Angeles Crest Highway in Angeles National Forest

Avid hiker Scott Groves of Pasadena walks Angeles Crest Highway, just west of Angeles Forest Highway, north of La Cañada Flintridge on Thursday, July 8, 2010. Groves began his hike in Sierra Madre and walked to La Cañada Flintridge through Mount Wilson. (Raul Roa / Staff Photographer / July 8, 2010)

Hikers who visit the Angeles Forest without using park amenities, such as restrooms and picnic areas, no longer have to pay to park, according to a recent court ruling.

On April 28, U.S. District Court Judge Terry Hatter Jr. ruled the U.S. Forest Service cannot charge fees to visitors who park and hike into its forests, including the Angeles and San Bernardino national forests. The decision declares the long-held tradition of requiring all visitors to purchase Adventure Passes illegal.

For years, visitors to the Angeles Forest have been charged a recreation fee for visiting parks, whether they are using the park's services and amenities or simply parking for a hike. A one-day Adventure Pass costs visitors $5, while an annual pass costs $30. So far this year sales of the passes have totaled $891,915, with a portion of that amount going to vendors.

Failure to purchase a pass allows the Forest Service to impose misdemeanor criminal charges, the ruling states. Hikers and park advocates, like La Cañada resident Trent Sanders, call the practice of charging indiscriminately unethical and unnecessary.

"Nobody complained about the fees being charged at a legitimate site; I don't have a problem with that at all," Sanders said. "I did have a problem when they charged a blanket fee for the whole area."

Sanders has hiked the Angeles Forest for six decades, and once worked for the Forest Service as a crewman on a tanker in charge of fire control. At that time, he said, crews maintained trails and recreation areas during their down time.

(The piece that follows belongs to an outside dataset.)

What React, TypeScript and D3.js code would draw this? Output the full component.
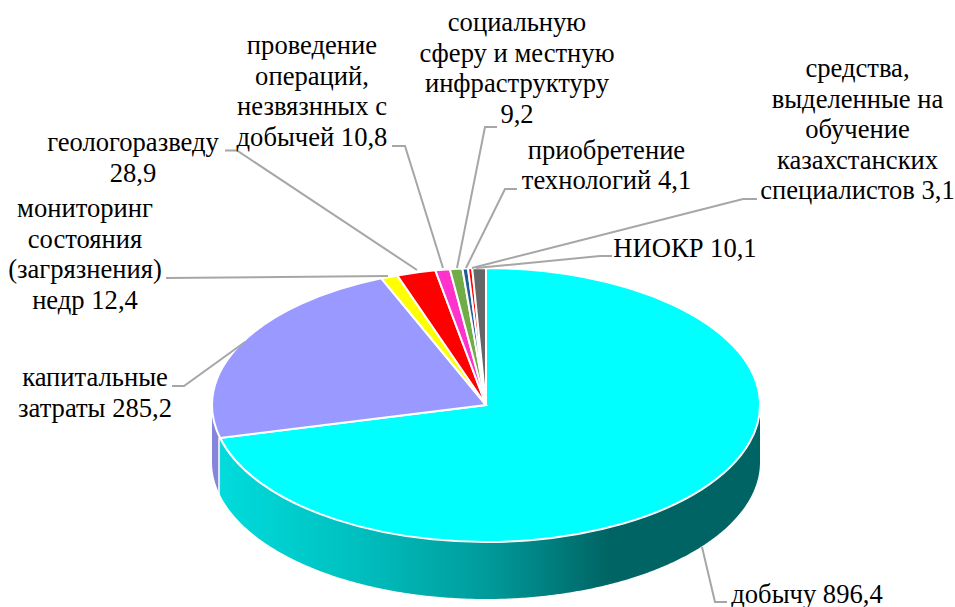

But today's fire engine crews are no longer responsible for park upkeep, requiring the Forest Service to hire employees to patrol and care for public areas. While this seems a justification to charge all visitors a recreation fee, Sanders claims the millions being collected is not necessarily well spent.

"They say they don't have the money to maintain (parks), but that's not true," Sanders added, citing an incident in which park officials purchased a new fleet of patrol vehicles and claimed it came from the general fund.

John Heil, a spokesman for the U.S. Forest Service, said Monday that while the agency cannot comment on pending litigation, officials were in the preliminary stages of determining what Hatter's ruling will mean for day-to-day park management.

"The Forest Service is evaluating the court's decision and assessing the next steps to take," he said in a statement. "In the four Southern California forests, visitors parked in a designated fee site should display a valid Adventure Pass if they use any of the site's other amenities."

It's still unclear how park employees will determine which visitors are using amenities and which aren't. In an April 30 L.A. Times interview, attorney Matt Kenna, who represented the hiker plaintiffs in Hatter's case, suggested rangers could make separate parking areas, create roadside parking near trailheads or stop assessing fees at sites with limited facilities.

"What they can't do is just assume that anyone who is parked at a trailhead is using the facilities," Kenna said.